The grid texture design of grid release film is one of the core elements of its functionality. Its raised grid structure directly acts on the contact interface between the tape and the release film, thus influencing the release effect in multiple dimensions. This design not only changes the physical properties of traditional plain release films but also demonstrates significant advantages in process applications.
From the perspective of contact area, the raised structure of the grid texture changes the contact between the tape and the release film from surface contact to point or line contact. This change in contact mode directly reduces the actual contact area between the adhesive and the release film surface, thereby reducing the adhesion force during peeling. For example, in the die-cutting of electronic tapes, the release force stability of grid release film is significantly better than that of plain release film, with its peel force fluctuation range controllable within ±5%, while the fluctuation range of plain release film typically exceeds ±15%. This stability stems from the uniform barrier effect of the grid structure on the adhesive molecular chains, avoiding peeling difficulties caused by excessive local adhesion.
In terms of venting performance, the channel effect of the grid texture plays a crucial role. When the tape adheres to the product surface, air can be quickly expelled through the grid gaps, creating a bubble-free bonding interface. This characteristic is particularly important in LCD light guide plate production—traditional plain-textured release films are prone to light spots on the light guide plate surface due to poor air venting, while grid release film can improve venting efficiency by more than 30%, significantly improving product yield. Furthermore, the regular arrangement of the grid can guide the directional flow of air, further optimizing the venting path.
The geometric parameters of the grid texture exhibit varying effects on the release effect. Grid density (the number of grids per unit area) is negatively correlated with release force: higher density results in lower release force, but excessively high density may cause burrs during die-cutting. Grid height (protrusion height) adjusts the release force by affecting the contact area; typically, a height within the range of 5-20μm balances release effect and die-cutting accuracy. The choice of grid shape (e.g., square, rhombus, hexagon) needs to be considered in conjunction with the specific application scenario—square grids are suitable for scenarios requiring high directional stability, while rhombus grids are more conducive to multi-angle venting.

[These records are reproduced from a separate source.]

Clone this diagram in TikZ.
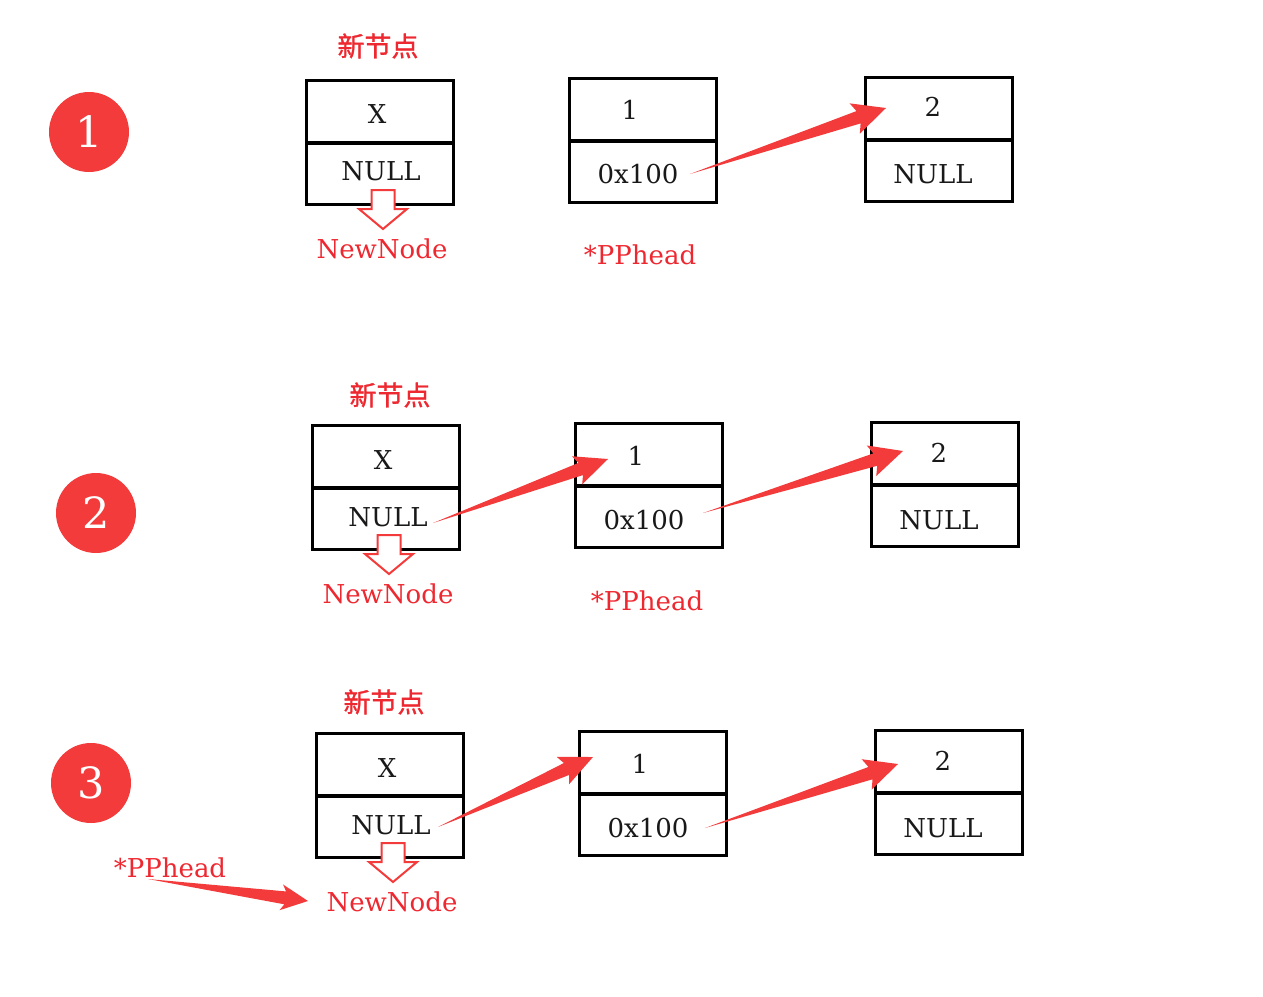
\documentclass[tikz,border=0pt]{standalone}
\usepackage{fontspec}
\setmainfont{DejaVu Serif}
\newfontfamily\cjk[FakeBold=1.2]{Noto Sans CJK SC}
\usetikzlibrary{calc}
\definecolor{myred}{RGB}{243,59,59}
\definecolor{txtred}{RGB}{238,40,48}
\newcommand{\taper}[4]{% tail, tip, head length, head half width
  \path ($(#2)!#3!(#1)$) coordinate (tmpH) ($(#2)!#3+4pt!(#1)$) coordinate (tmpB);
  \fill[myred] (#1) -- ($(tmpH)!6.5pt!90:(#2)$) -- ($(tmpB)!#4!90:(#2)$) -- (#2)
     -- ($(tmpB)!#4!-90:(#2)$) -- ($(tmpH)!6.5pt!-90:(#2)$) -- cycle;}
\newcommand{\hollow}[1]{%
  \draw[myred,line width=2pt,fill=white,line join=miter] (#1) ++(-11.5,0) -- ++(0,19) -- ++(-12.5,0)
     -- ++(24,20) -- ++(24,-20) -- ++(-12.5,0) -- ++(0,-19) -- cycle;}
\begin{document}
\begin{tikzpicture}[x=1pt,y=-1pt,
  cell/.style={draw=black,line width=3pt,minimum width=147pt,minimum height=62pt,inner sep=0pt,outer sep=0pt,anchor=north west},
  cellb/.style={cell,minimum height=61pt},
  val/.style={font=\fontsize{26}{30}\selectfont,text=black!90},
  lab/.style={font=\fontsize{26}{30}\selectfont,text=txtred},
  cn/.style={font=\cjk\fontsize{27}{30}\selectfont,text=txtred},
  num/.style={circle,fill=myred,minimum size=80pt,inner sep=0pt,text=white,font=\fontsize{43}{46}\selectfont}]
\useasboundingbox (0,0) rectangle (1263,996);
% ---------- Row 1
\node[num] (c1) at (89,132) {1};
\node[cn] (n1) at (378,46) {新节点};
\node[cell] (a1t) at (306,80) {};
\node[cellb] (a1b) at (306,143) {};
\node[val] at (377,114) {X};
\node[val] at (381,171) {NULL};
\coordinate (h1) at (383,190);
\hollow{h1}
\node[lab] (nn1) at (382,249) {NewNode};
\node[cell] (b1t) at (569,78) {};
\node[cellb] (b1b) at (569,141) {};
\node[val] at (630,110) {1};
\node[val] at (638,174) {0x100};
\node[lab] (pp1) at (640,255) {*PPhead};
\node[cell] (d1t) at (865,77) {};
\node[cellb] (d1b) at (865,140) {};
\node[val] at (933,107) {2};
\node[val] at (933,174) {NULL};
\coordinate (t1a) at (690,174);
\coordinate (e1a) at (886,108);
\taper{t1a}{e1a}{29pt}{16pt}
% ---------- Row 2
\node[num] (c2) at (96,513) {2};
\node[cn] (n2) at (390,395) {新节点};
\node[cell] (a2t) at (312,425) {};
\node[cellb] (a2b) at (312,488) {};
\node[val] at (383,460) {X};
\node[val] at (388,517) {NULL};
\coordinate (h2) at (389,535);
\hollow{h2}
\node[lab] (nn2) at (388,594) {NewNode};
\node[cell] (b2t) at (575,423) {};
\node[cellb] (b2b) at (575,486) {};
\node[val] at (636,456) {1};
\node[val] at (644,520) {0x100};
\node[lab] (pp2) at (647,601) {*PPhead};
\node[cell] (d2t) at (871,422) {};
\node[cellb] (d2b) at (871,485) {};
\node[val] at (939,453) {2};
\node[val] at (939,520) {NULL};
\coordinate (t2a) at (433,523);
\coordinate (e2a) at (608,459);
\taper{t2a}{e2a}{29pt}{15pt}
\coordinate (t2b) at (703,513);
\coordinate (e2b) at (903,451);
\taper{t2b}{e2b}{29pt}{16pt}
% ---------- Row 3
\node[num] (c3) at (91,783) {3};
\node[cn] (n3) at (384,702) {新节点};
\node[cell] (a3t) at (316,733) {};
\node[cellb] (a3b) at (316,796) {};
\node[val] at (387,768) {X};
\node[val] at (391,825) {NULL};
\coordinate (h3) at (393,843);
\hollow{h3}
\node[lab] (nn3) at (392,902) {NewNode};
\node[cell] (b3t) at (579,731) {};
\node[cellb] (b3b) at (579,794) {};
\node[val] at (640,764) {1};
\node[val] at (648,828) {0x100};
\node[cell] (d3t) at (875,730) {};
\node[cellb] (d3b) at (875,793) {};
\node[val] at (943,761) {2};
\node[val] at (943,828) {NULL};
\coordinate (t3a) at (438,827);
\coordinate (e3a) at (593,757);
\taper{t3a}{e3a}{29pt}{15pt}
\coordinate (t3b) at (705,828);
\coordinate (e3b) at (898,764);
\taper{t3b}{e3b}{29pt}{16pt}
\node[lab] (pp3) at (170,868) {*PPhead};
\coordinate (t3c) at (148,879);
\coordinate (e3c) at (308,901);
\taper{t3c}{e3c}{23pt}{13pt}
\end{tikzpicture}
\end{document}
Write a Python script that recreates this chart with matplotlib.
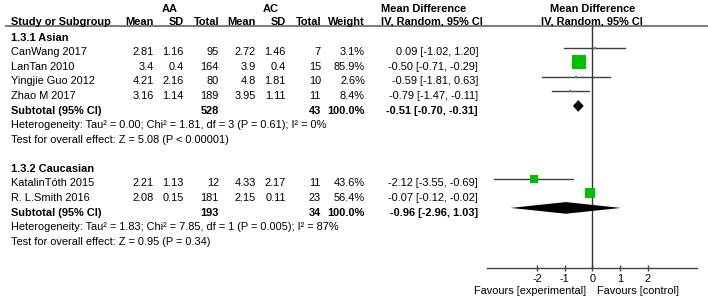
import numpy as np
import matplotlib
matplotlib.use("Agg")
import matplotlib.pyplot as plt

plt.rcParams['font.family'] = ['Liberation Sans', 'DejaVu Sans']
FS = 7.9

# Study data
study = ["CanWang 2017", "LanTan 2010", "Yingjie Guo 2012", "Zhao M 2017",
         "KatalinTóth 2015", "R. L.Smith 2016"]
group = [0, 0, 0, 0, 1, 1]
group_names = ["1.3.1 Asian", "1.3.2 Caucasian"]
aa_mean = [2.81, 3.4, 4.21, 3.16, 2.21, 2.08]
aa_sd = [1.16, 0.4, 2.16, 1.14, 1.13, 0.15]
aa_n = [95, 164, 80, 189, 12, 181]
ac_mean = [2.72, 3.9, 4.8, 3.95, 4.33, 2.15]
ac_sd = [1.46, 0.4, 1.81, 1.11, 2.17, 0.11]
ac_n = [7, 15, 10, 11, 11, 23]
weight = [3.1, 85.9, 2.6, 8.4, 43.6, 56.4]
md = [0.09, -0.50, -0.59, -0.79, -2.12, -0.07]
md_lo = [-1.02, -0.71, -1.81, -1.47, -3.55, -0.12]
md_hi = [1.20, -0.29, 0.63, -0.11, -0.69, -0.02]

# Subtotals
sub_aa_n = [528, 193]
sub_ac_n = [43, 34]
sub_md = [-0.51, -0.96]
sub_lo = [-0.70, -2.96]
sub_hi = [-0.31, 1.03]
het_text = ["Heterogeneity: Tau² = 0.00; Chi² = 1.81, df = 3 (P = 0.61); I² = 0%",
            "Heterogeneity: Tau² = 1.83; Chi² = 7.85, df = 1 (P = 0.005); I² = 87%"]
test_text = ["Test for overall effect: Z = 5.08 (P < 0.00001)",
             "Test for overall effect: Z = 0.95 (P = 0.34)"]

ticks = [-2, -1, 0, 1, 2]

# layout (pixels, rows)
W, H = 708, 300
Y0, PITCH = 8.6, 14.57


def row_of(px):
    return (px - Y0) / PITCH


fig = plt.figure(figsize=(W / 100, H / 100), dpi=100)
tab = fig.add_axes([0, 0, 1, 1])
tab.set_xlim(0, W)
tab.set_ylim(row_of(H), row_of(0))
tab.axis('off')

# forest axes: zero at 592.3 px, 27.6 px per unit
x0, unit = 592.3, 27.6
xl = (-3.8, 3.8)
top_px, axis_px = 26, 267.5
fx = fig.add_axes([(x0 + xl[0] * unit) / W, 1 - axis_px / H,
                   (xl[1] - xl[0]) * unit / W, (axis_px - top_px) / H])
fx.set_xlim(*xl)
fx.set_ylim(row_of(axis_px), row_of(top_px))
fx.patch.set_alpha(0)
for s in ['left', 'right', 'top']:
    fx.spines[s].set_visible(False)
fx.spines['bottom'].set_color('#444444')
fx.spines['bottom'].set_linewidth(1.0)
fx.set_yticks([])
fx.set_xticks(ticks)
fx.set_xticklabels([str(t) for t in ticks])
fx.tick_params(axis='x', direction='inout', length=5, width=1, color='#444444',
               labelsize=FS, pad=2)
fx.axvline(0, color='#333333', lw=1)

# column right edges
cols = [154, 184, 219, 256, 286, 321, 365]
STUDY_X, MD_X = 11, 478

# header
tab.text(169.5, 0, "AA", ha='center', va='center', fontsize=FS, fontweight='bold')
tab.text(270.5, 0, "AC", ha='center', va='center', fontsize=FS, fontweight='bold')
tab.text(381, 0, "Mean Difference", ha='left', va='center', fontsize=FS, fontweight='bold')
tab.text(x0, 0, "Mean Difference", ha='center', va='center', fontsize=FS, fontweight='bold')
heads = ["Mean", "SD", "Total", "Mean", "SD", "Total", "Weight"]
tab.text(STUDY_X, 0.9, "Study or Subgroup", ha='left', va='center', fontsize=FS, fontweight='bold')
for cx, h in zip(cols, heads):
    tab.text(cx, 0.9, h, ha='right', va='center', fontsize=FS, fontweight='bold')
tab.text(381, 0.9, "IV, Random, 95% CI", ha='left', va='center', fontsize=FS, fontweight='bold')
tab.text(x0, 0.9, "IV, Random, 95% CI", ha='center', va='center', fontsize=FS, fontweight='bold')
tab.plot([5, W], [row_of(26)] * 2, color='#666666', lw=1.2, solid_capstyle='butt')

green = '#00c000'
row = 2
for g in range(len(group_names)):
    tab.text(STUDY_X, row, group_names[g], ha='left', va='center', fontsize=FS, fontweight='bold')
    row += 1
    for i in [k for k in range(len(study)) if group[k] == g]:
        vals = [aa_mean[i], aa_sd[i], aa_n[i], ac_mean[i], ac_sd[i], ac_n[i]]
        tab.text(STUDY_X, row, study[i], ha='left', va='center', fontsize=FS)
        for cx, v in zip(cols[:6], vals):
            tab.text(cx, row, str(v), ha='right', va='center', fontsize=FS)
        tab.text(cols[6], row, f"{weight[i]:.1f}%", ha='right', va='center', fontsize=FS)
        tab.text(MD_X, row, f"{md[i]:.2f} [{md_lo[i]:.2f}, {md_hi[i]:.2f}]",
                 ha='right', va='center', fontsize=FS)
        my = row - 0.32
        fx.plot([md_lo[i], md_hi[i]], [my, my], color='#404040', lw=1, zorder=2)
        side = max(0.165 * weight[i], 2.4)
        fx.plot([md[i]], [my], marker='s', ms=side * 0.72, mew=0, color=green, zorder=3)
        row += 1
    tab.text(STUDY_X, row, "Subtotal (95% CI)", ha='left', va='center', fontsize=FS, fontweight='bold')
    tab.text(cols[2], row, str(sub_aa_n[g]), ha='right', va='center', fontsize=FS, fontweight='bold')
    tab.text(cols[5], row, str(sub_ac_n[g]), ha='right', va='center', fontsize=FS, fontweight='bold')
    tab.text(cols[6], row, "100.0%", ha='right', va='center', fontsize=FS, fontweight='bold')
    tab.text(MD_X, row, f"{sub_md[g]:.2f} [{sub_lo[g]:.2f}, {sub_hi[g]:.2f}]",
             ha='right', va='center', fontsize=FS, fontweight='bold')
    dy = row - 0.32
    hh = 0.4
    fx.fill([sub_lo[g], sub_md[g], sub_hi[g], sub_md[g]],
            [dy, dy - hh, dy, dy + hh], color='black', lw=0, zorder=3)
    row += 1
    tab.text(STUDY_X, row, het_text[g], ha='left', va='center', fontsize=FS)
    row += 1
    tab.text(STUDY_X, row, test_text[g], ha='left', va='center', fontsize=FS)
    row += 2

fy = row_of(291)
tab.text(586, fy, "Favours [experimental]", ha='right', va='center', fontsize=FS)
tab.text(597, fy, "Favours [control]", ha='left', va='center', fontsize=FS)

fig.savefig("out.png", dpi=100)
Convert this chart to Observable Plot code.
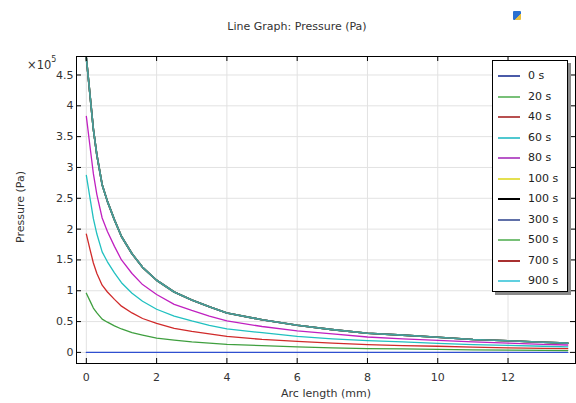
<!DOCTYPE html>
<html><head><meta charset="utf-8">
<script src="https://cdn.jsdelivr.net/npm/d3@7"></script>
<script src="https://cdn.jsdelivr.net/npm/@observablehq/plot@0.6"></script>
<style>
body{margin:0;background:#fff;}
#wrap{position:relative;width:576px;height:403px;font-family:"DejaVu Sans",sans-serif;color:#222;overflow:hidden;background:#fff}
#chart{position:absolute;left:0;top:0}
.t{position:absolute;font-size:11px;white-space:nowrap;line-height:1}
#legend{position:absolute;left:492px;top:60px;width:76px;height:232px;box-sizing:border-box;border:1px solid #000;background:#fff;box-shadow:3px 3px 0 #8a8a8a}
.row{position:absolute;left:0;height:14px;width:74px}
.sw{position:absolute;left:5px;top:6px;width:22px;height:2px}
.lb{position:absolute;left:35px;top:0;font-size:11px;line-height:14px;color:#222}
</style></head><body>
<div id="wrap">
  <div id="chart"></div>
  <div class="t" style="left:297px;top:21px;transform:translateX(-50%);color:#333">Line Graph: Pressure (Pa)</div>
  <div style="position:absolute;left:513px;top:11px;width:8px;height:9px;background:linear-gradient(135deg,#2a6fd0 60%,#e8c040 60%);border-radius:1px"></div>
  <div class="t" style="left:27px;top:58px;color:#333;font-size:11.5px">×10<sup style="font-size:8px;position:relative;top:-2px">5</sup></div>
  <div class="t" style="left:20px;top:207px;transform:translate(-50%,-50%) rotate(-90deg);color:#333">Pressure (Pa)</div>
  <div class="t" style="left:326px;top:388px;transform:translateX(-50%);color:#333">Arc length (mm)</div>
  <div id="legend"></div>
</div>
<script>
// Arc length sample positions (mm)
const arcLength = [0,0.1,0.2,0.3,0.45,0.6,0.8,1.0,1.3,1.6,2,2.5,3,3.5,4,5,6,7,8,9,10,11,12,13,13.7];
// Pressure readings, in units of 1e5 Pa
const p0s   = [0,0,0,0,0,0,0,0,0,0,0,0,0,0,0,0,0,0,0,0,0,0,0,0,0];
const p20s  = [0.96,0.84,0.72,0.64,0.54,0.49,0.43,0.38,0.32,0.28,0.23,0.20,0.17,0.15,0.13,0.11,0.09,0.075,0.062,0.056,0.049,0.042,0.038,0.033,0.03];
const p40s  = [1.92,1.68,1.45,1.28,1.09,0.98,0.86,0.75,0.64,0.55,0.47,0.39,0.34,0.30,0.26,0.21,0.18,0.15,0.125,0.11,0.10,0.085,0.075,0.065,0.06];
const p60s  = [2.87,2.52,2.17,1.92,1.63,1.47,1.29,1.13,0.96,0.83,0.70,0.59,0.51,0.44,0.38,0.32,0.26,0.22,0.19,0.17,0.145,0.125,0.115,0.10,0.09];
const p80s  = [3.83,3.36,2.90,2.56,2.18,1.96,1.72,1.50,1.28,1.10,0.94,0.78,0.68,0.59,0.51,0.42,0.35,0.30,0.25,0.22,0.195,0.17,0.15,0.13,0.12];
const p100s = [4.78,4.20,3.62,3.20,2.72,2.45,2.15,1.88,1.60,1.38,1.17,0.98,0.85,0.74,0.64,0.53,0.44,0.37,0.31,0.28,0.245,0.21,0.19,0.165,0.15];
// Later times coincide with the 100 s curve in the reference
const p300s = p100s, p500s = p100s, p700s = p100s, p900s = p100s;

const seriesLabels = ["0 s","20 s","40 s","60 s","80 s","100 s","100 s","300 s","500 s","700 s","900 s"];
const seriesValues = [p0s,p20s,p40s,p60s,p80s,p100s,p100s,p300s,p500s,p700s,p900s];
const seriesColors = ["#2f4fd0","#3f9f3f","#d02a2a","#20c0c0","#c020c0","#c8c020","#000000","#2f4fd0","#3f9f3f","#d02a2a","#20c0c0"];
const legendColors = ["#4a5aa8","#78c078","#b85050","#50c8d0","#b858c8","#e4e050","#000000","#6070a8","#78c078","#a83030","#60d0e0"];
const xTicks = [0,2,4,6,8,10,12];
const yTicks = [0,0.5,1,1.5,2,2.5,3,3.5,4,4.5];

const rows = [];
seriesValues.forEach((vals, s) => vals.forEach((p, i) => rows.push({x: arcLength[i], p, s, c: seriesColors[s]})));

const width = 576, height = 403, mL = 76, mR = 1, mT = 56, mB = 40;
const H = height - mT - mB, W = width - mL - mR;

const chart = Plot.plot({
  width, height, marginLeft: mL, marginRight: mR, marginTop: mT, marginBottom: mB,
  style: {fontFamily: "DejaVu Sans, sans-serif", fontSize: "11px", color: "#333", background: "#fff"},
  x: {domain: [-0.28, 13.92], label: null},
  y: {domain: [-0.18, 4.8], label: null},
  color: {type: "identity"},
  marks: [
    Plot.gridX(xTicks, {stroke: "#e2e2e2", strokeOpacity: 1}),
    Plot.gridY(yTicks, {stroke: "#e2e2e2", strokeOpacity: 1}),
    Plot.line(rows.filter(d => d.s < 5), {x: "x", y: "p", z: "s", stroke: "c", strokeWidth: 1.3}),
    Plot.line(rows.filter(d => d.s >= 5), {x: "x", y: "p", z: "s", stroke: "c", strokeWidth: 1.6, strokeOpacity: 0.75}),
    Plot.frame({stroke: "#000"}),
    Plot.tickX(xTicks, {x: d => d, insetTop: H - 5, stroke: "#000"}),
    Plot.tickX(xTicks, {x: d => d, insetBottom: H - 5, stroke: "#000"}),
    Plot.tickY(yTicks, {y: d => d, insetRight: W - 5, stroke: "#000"}),
    Plot.tickY(yTicks, {y: d => d, insetLeft: W - 5, stroke: "#000"}),
    Plot.axisX(xTicks, {tickSize: 0, tickPadding: 10, label: null, fill: "#333"}),
    Plot.axisY(yTicks, {tickSize: 0, tickPadding: 3, label: null, fill: "#333", tickFormat: d => String(d)})
  ]
});
document.getElementById("chart").appendChild(chart);

const legend = document.getElementById("legend");
seriesLabels.forEach((lab, i) => {
  const r = document.createElement("div");
  r.className = "row";
  r.style.top = Math.round(8 + i * 20.5) + "px";
  r.innerHTML = `<div class="sw" style="background:${legendColors[i]}"></div><div class="lb">${lab}</div>`;
  legend.appendChild(r);
});
</script>
</body></html>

In the die-cutting field, the stiffness advantage of grid release film is particularly prominent. Its regular geometric structure allows the release film to maintain high resistance to deformation during die-cutting, reducing dimensional deviations caused by material deformation. Simultaneously, the clear boundaries of the grid provide a defined cutting path for the die-cutting blade, making waste removal easier. Taking graphite sheet die-cutting as an example, using grid release film can improve waste removal efficiency by 40%, and the cut edges are smooth and burr-free, significantly reducing rework rates in subsequent processes.
The texture design of grid release film also has a positive impact on the durability of release force. Traditional plain release films are prone to release force decay during long-term storage or under high-temperature environments, while the grid structure reduces the contact area between the adhesive and the release film, lowering the possibility of chemical migration. Experiments show that after 6 months of storage at 60℃ and 85%RH, the release force retention rate of grid release film can still reach over 90%, while the retention rate of plain release film is usually below 70%.
From the perspective of application adaptability, the texture design of grid release film demonstrates high flexibility. In the field of electronic adhesive tapes, low-density, low-height meshes meet the release requirements of ultra-thin tapes; in shoe material bonding, high-density, high-stiffness meshes can withstand the mechanical stress during processing; and in the field of optical film protection, transparent grid release films achieve a balance between release effect and light transmittance by optimizing the mesh shape.
The grid texture design of grid release films significantly improves the overall performance of release effects through multiple dimensions, including contact area control, optimized venting channels, geometric parameter matching, improved die-cutting performance, enhanced release force durability, and application scenario adaptation. This design not only solves the pain points of traditional release films in terms of venting, die-cutting, and stability, but also provides a superior solution for high-end manufacturing through structural innovation. With the advancement of materials science and processing technology, grid texture design will develop towards more refined and functional directions, further expanding the application boundaries of grid release films.